What did the valves look like when you had it open? If it has a burnt valve, then it will leak up and won't have good compression. (both intake and exhaust) OR, if they just don't seal well, then you will have lower compression. Now I don't know much about exactly what kind of engine a Honda ATC 110 has in it (hopefully we aren't talking about a 2 stroke, because they don't have valves like a 4 stroke) but thats just my experience......
If it's on a Honda ATC like you mentioned, than it could be a number of things: blown head gasket, cracked head, leaky valves due to carbon build-up or just badly seated due to wear or even mal-adjusted or a broken valve spring. That motor should have at least 150 psi. Is the head properly torqued?
Many of those Honda engines are built the same way from 50cc to 110cc.
It would be my guess that the valves are not adjusted properly. They have solid lifters and if not adjusted with the correct clearance the valve will stay open and cause leaking. If I remember right the intake will be set at about .008 thousands and the exaust will be at .010. If you don't know the specs. these numbers will be in the ballpark. Set it to these numbers and then recheck the compression. Remember you need to have the piston TDC on the ingition cycle so both valves are closed when setting the gap on the tappet. Do this with a cold engine.
I just thought of something else. If you just changed the rings you had to pull the head off. When you did this you had to take the timing chain off. You must install the timing chain with the marks all lined correctly. It has been along time sence I had one of these apart but there is a mark on the gear and a mark on the chain. Look on the flywheel. There should be a mark that lines up with something like a notch or a scale of some type. Set the flywheel so the marks line up and look at the timing gears and chains to make sure everything is lined up like it needs to be.
If you are one tooth off, on the gear, the valve will be opening to soon or to late and causing low compression.
D Noel, thanks for all of the input. I did not line up the marks. Would this cause that much reduction in the compression? If it was the head gasket, then I would have 0 compression, right? I think that it could be the valves, I didn't bother to clean them although they did look like they had some carbon buildup. Would dirty valves cause that much reduction in compression?
It has been almost 30 years ago that I had one of those apart but I think the timing chain has a gold colored link and the gear has a round dot or a punch mark. These must be lined up. I bet you may have turned the flywheel a little bit when you were working on it, then it would have changed the valve timing. Yes, you would have low compression if the valve timing is off. For example, the piston would be coming up on compression and the intake would still be open. By the time it closed the piston would be to far up to the head to make the full 120psi compression. You would get a low number, consistantly.
If you have a nice dealer, he may copy the pages you need from the overhaul manual. A good book or reference is worth a lot of mistakes.
I did my first rebuild on a Honda 50. I was in the third grade. My next rebuild was on a Honda 70 in the sixth grade. I haven't opened one up sence. Moved to outboards, two stokes and snowmobiles.
Oh, one more thing that I should add is that it constitantley backfires from the exhaust pipe, could this prove that the timing is off?
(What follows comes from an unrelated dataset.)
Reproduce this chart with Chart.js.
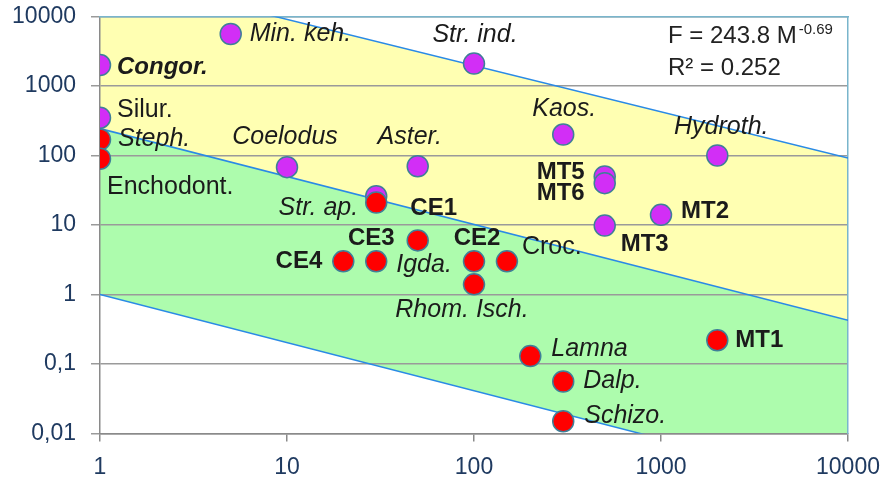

Thanks for all of the feedback. I think I'm close to fixing this problem,
Yes it would backfire. The flywheel also controls the ignition timing. If you moved the flywheel from Zero position and installed the head without the valve timing being in the correct position it could be making enough compression to fire and then the exhaust valve opens and "pop" out goes the fire through the pipe. From your description, I would bet money that you got things back together without the valve timing being in sink with the crank timing. The Zero mark on the flywheel will be TDC "Top Dead Center"
Both the valves should be fully closed and the piston at the top of the stroke.
Well, I modified the timing and it definately was off. I still have very low compression about 60 psi and the backfire condition is gone. How can I tell if my valves are leaking?? Is there some easy test to do?? What else could it be, I just changed the piston rings???[V]
Did you set the valve tappet clearance? On the top and the bottom of the head there is a round cap that covers the tappets. You can take these off with a large cresent wrench. The tappets will have a small jam nut and a square headed threaded adjuster. You need to set the clearance between the valve stem and the adjuster so that there is at least .008 clearance. on the intake and .010 on the exhaust. I don't know the compression specs for that engine, it most likely is not a real high compression engine if I remember right. Have you got it to start yet?